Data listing
- - - -
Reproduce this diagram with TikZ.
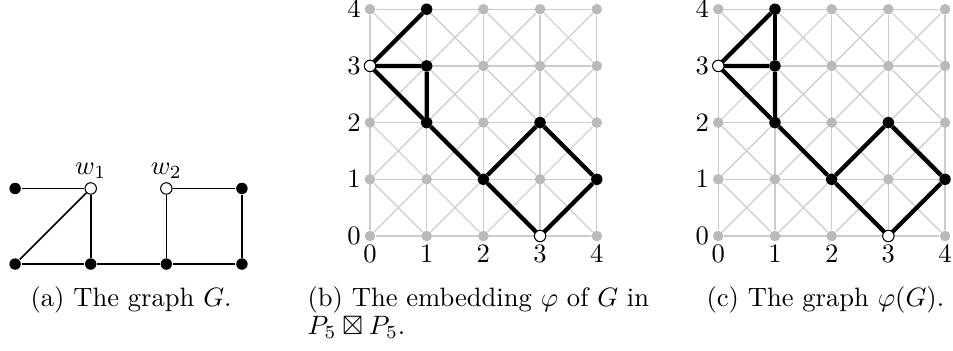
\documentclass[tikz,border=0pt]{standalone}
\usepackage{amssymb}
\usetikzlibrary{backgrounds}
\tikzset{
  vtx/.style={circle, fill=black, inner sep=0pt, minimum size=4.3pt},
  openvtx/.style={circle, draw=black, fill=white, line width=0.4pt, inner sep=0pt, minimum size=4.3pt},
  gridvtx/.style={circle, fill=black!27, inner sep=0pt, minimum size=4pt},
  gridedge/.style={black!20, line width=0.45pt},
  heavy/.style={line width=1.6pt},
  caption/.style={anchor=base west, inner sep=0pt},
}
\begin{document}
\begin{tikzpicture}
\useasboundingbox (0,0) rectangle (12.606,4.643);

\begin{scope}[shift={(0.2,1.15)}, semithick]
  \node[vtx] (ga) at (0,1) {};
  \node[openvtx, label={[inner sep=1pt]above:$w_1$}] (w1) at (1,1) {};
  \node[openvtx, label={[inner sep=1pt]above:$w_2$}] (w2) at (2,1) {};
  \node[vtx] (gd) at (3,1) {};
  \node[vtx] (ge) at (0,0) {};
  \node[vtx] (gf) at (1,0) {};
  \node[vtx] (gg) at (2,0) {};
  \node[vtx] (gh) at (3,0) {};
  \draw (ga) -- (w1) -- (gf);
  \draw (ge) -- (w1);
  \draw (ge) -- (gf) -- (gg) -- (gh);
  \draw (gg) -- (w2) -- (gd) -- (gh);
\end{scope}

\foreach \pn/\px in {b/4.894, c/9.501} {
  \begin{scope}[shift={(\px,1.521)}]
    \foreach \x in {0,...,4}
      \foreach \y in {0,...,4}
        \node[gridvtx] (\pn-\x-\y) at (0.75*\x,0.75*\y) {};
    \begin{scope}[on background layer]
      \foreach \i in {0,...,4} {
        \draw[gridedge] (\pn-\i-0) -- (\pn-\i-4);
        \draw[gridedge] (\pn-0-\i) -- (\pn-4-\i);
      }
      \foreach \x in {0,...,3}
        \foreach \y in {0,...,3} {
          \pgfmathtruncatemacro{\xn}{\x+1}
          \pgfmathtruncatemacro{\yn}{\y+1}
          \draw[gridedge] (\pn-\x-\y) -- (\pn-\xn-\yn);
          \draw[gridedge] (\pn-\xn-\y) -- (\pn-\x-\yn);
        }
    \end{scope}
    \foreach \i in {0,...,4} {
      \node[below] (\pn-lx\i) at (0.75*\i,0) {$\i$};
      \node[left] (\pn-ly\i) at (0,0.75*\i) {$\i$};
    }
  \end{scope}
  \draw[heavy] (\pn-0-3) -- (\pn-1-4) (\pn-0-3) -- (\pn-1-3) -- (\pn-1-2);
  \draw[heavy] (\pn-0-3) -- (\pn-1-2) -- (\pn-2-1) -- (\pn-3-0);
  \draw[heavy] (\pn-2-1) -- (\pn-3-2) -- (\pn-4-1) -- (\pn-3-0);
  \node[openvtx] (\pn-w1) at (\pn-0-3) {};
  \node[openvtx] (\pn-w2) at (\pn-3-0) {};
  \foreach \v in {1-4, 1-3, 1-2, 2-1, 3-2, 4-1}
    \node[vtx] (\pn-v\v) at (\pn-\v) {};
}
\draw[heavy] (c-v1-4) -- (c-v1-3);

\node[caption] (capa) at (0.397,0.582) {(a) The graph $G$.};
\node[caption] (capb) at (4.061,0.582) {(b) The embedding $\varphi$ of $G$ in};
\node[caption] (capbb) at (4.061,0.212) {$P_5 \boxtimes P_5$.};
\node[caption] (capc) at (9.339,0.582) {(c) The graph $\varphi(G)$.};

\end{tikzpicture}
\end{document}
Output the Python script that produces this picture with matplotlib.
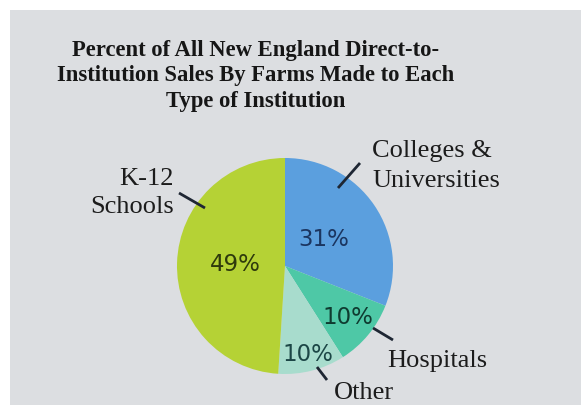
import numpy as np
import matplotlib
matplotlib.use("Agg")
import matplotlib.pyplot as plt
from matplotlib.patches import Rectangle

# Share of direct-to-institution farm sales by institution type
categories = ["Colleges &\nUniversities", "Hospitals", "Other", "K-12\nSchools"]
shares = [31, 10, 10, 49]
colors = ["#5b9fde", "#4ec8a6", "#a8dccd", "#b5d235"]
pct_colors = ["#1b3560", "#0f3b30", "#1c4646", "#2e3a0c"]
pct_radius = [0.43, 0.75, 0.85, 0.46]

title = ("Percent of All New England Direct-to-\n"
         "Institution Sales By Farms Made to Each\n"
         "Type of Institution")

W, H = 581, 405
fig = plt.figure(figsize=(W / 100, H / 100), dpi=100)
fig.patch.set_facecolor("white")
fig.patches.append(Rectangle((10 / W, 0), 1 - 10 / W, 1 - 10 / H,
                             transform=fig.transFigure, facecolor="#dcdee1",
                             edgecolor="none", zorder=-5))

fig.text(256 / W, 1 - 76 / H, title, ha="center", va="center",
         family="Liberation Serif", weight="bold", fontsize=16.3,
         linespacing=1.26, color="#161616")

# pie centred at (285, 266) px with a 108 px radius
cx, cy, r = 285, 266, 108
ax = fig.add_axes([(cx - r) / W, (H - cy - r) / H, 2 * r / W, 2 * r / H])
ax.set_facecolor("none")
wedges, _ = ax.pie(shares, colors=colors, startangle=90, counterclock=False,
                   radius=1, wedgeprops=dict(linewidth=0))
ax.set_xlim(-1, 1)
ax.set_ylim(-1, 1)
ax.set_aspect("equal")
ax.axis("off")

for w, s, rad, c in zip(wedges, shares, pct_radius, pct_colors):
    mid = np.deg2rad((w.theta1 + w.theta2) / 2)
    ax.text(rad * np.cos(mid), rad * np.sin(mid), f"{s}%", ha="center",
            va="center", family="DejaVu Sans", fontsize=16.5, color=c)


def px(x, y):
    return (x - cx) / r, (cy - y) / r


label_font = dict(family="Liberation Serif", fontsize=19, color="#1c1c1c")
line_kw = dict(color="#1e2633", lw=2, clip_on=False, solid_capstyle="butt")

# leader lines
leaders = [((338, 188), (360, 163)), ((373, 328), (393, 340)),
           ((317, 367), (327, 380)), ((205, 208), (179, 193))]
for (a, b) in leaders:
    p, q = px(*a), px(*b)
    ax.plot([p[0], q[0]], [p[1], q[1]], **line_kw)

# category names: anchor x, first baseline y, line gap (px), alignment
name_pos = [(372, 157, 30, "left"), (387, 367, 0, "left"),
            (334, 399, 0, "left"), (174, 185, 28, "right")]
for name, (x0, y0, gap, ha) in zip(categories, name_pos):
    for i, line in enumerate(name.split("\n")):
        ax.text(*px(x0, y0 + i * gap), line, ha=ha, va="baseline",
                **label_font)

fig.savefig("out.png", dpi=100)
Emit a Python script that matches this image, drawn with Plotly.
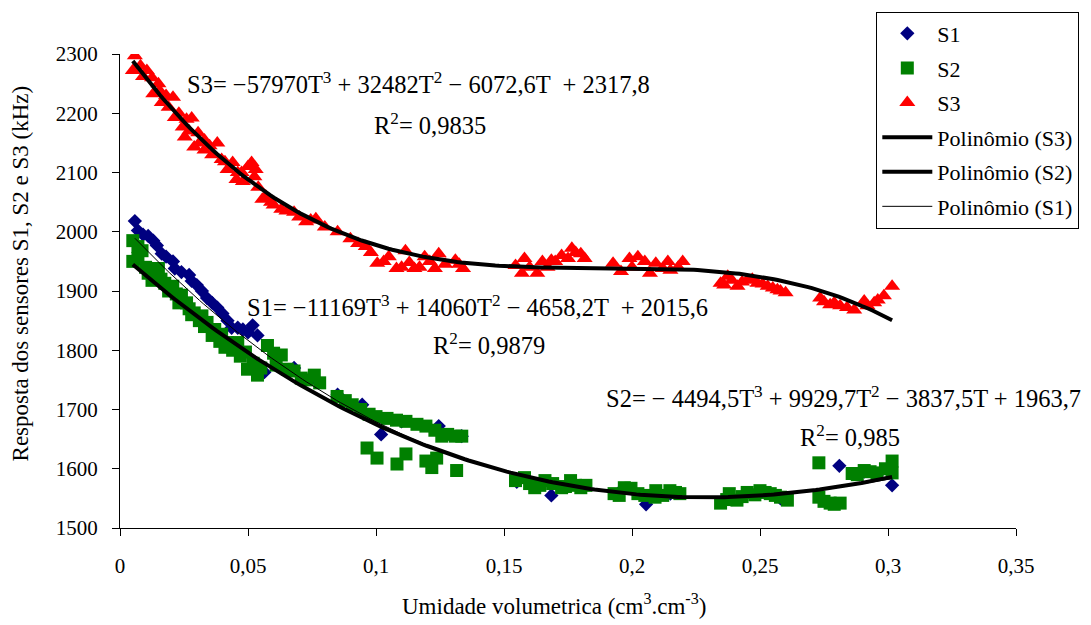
- - - -
** TASK TO CARRY OUT **
Without the pictures, repeat the entries above line by line, from the first through the one that contains "(0,0) rectangle (12.606,4.643);", both ends included.

** SOLUTION **
Reproduce this diagram with TikZ.
\documentclass[tikz,border=0pt]{standalone}
\usepackage{amssymb}
\usetikzlibrary{backgrounds}
\tikzset{
  vtx/.style={circle, fill=black, inner sep=0pt, minimum size=4.3pt},
  openvtx/.style={circle, draw=black, fill=white, line width=0.4pt, inner sep=0pt, minimum size=4.3pt},
  gridvtx/.style={circle, fill=black!27, inner sep=0pt, minimum size=4pt},
  gridedge/.style={black!20, line width=0.45pt},
  heavy/.style={line width=1.6pt},
  caption/.style={anchor=base west, inner sep=0pt},
}
\begin{document}
\begin{tikzpicture}
\useasboundingbox (0,0) rectangle (12.606,4.643);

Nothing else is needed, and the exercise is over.